I recount all of this saga today because as I deal with my evangelical past and my co-existence with evangelicals, I learn that today, of all days, in this pre-Great Fast time of preparation, is the Feast of the Three Holy Hierarchs: Basil the Great, John Chrysostom, and Gregory the Theologian. The story behind this feast is that once upon a time in Constantinople, people used to take sides as to which of these great bishops they followed, and then one day, the three of them appeared in a vision to someone in the city and said that they were really all friends. No one of them is greater than the other; all of them are in the same economy of knowledge, and thus was born the Feast of the Three Holy Hierarchs, the day that we celebrate that you don’t have to pick one theologian whose thoughts to rethink because their contributions are common to the house of God and what matters is dwelling in this ecclesial home of ours.

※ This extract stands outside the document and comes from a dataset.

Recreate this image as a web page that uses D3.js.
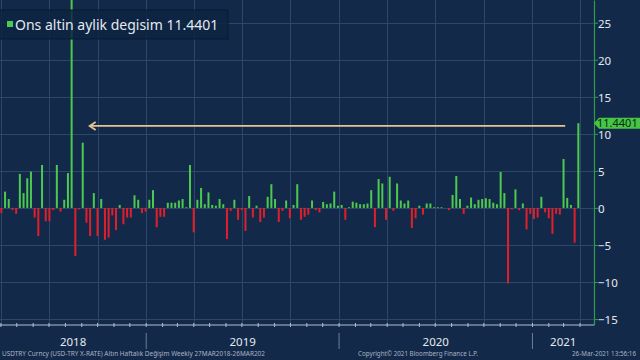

I realize now that John of the Cross, who was not one of the three holy hierarchs but who has part of my mystagogical journey in coming to this day, is more right than I thought he was. What had been stirred in my heart as a single and insecure young Asian American Christian man was certainly a passion, and even one for theology, but it was an inflamed form of the passions to engorge myself in knowledge. Perhaps Dan Fuller’s advice to pick one theologian and stick with them was one way to get a handle on this passion of being all over the place theologically, but not even John Piper could do it — is he really an Edwards guy, or is he a C.S. Lewis fanatic? — and certainly not Mark Driscoll who claimed all the Protestant theologians as his own. But the problem is the passions themselves, and as much as the Puritan theologian John Owen claimed that only passion can drive out passion, this overheated fire that burns for the gluttony of knowledge can burn houses down. The Three Holy Hierarchs, themselves no strangers to either the passions or the proper place of the fire of the Holy Spirit, offer another path, then, which is to consider that this desire to know of the deep things of the world and the divinity by whose being it is constituted is situated in an economia of knowledge in which one participates at table, in liturgy, and in common life. Theology in this sense is not done by books, which are only the attempts to articulate the reflection on our mystical life together and thus are not banking sources of knowledge but points of conversation to be discussed, but by the actual partaking in the divine life by which actual mystical learning – mystagogy – happens. I suppose what I am saying is that I stand by what I said to the Asian American evangelicals that night when I made fun of how they seemed to let John Piper do their theology for them. If Asian American Christians do not want to practice a colonized form of theology, then the path forward is mystagogy in this economia that is ours together, in which all things are ours and ours is Christ’s, and the pastoral omophoria of the Three Holy Hierarchs shepherds us to the fulfillment of desire that is met by the One who is truly Being and in whom we live and move and have our being.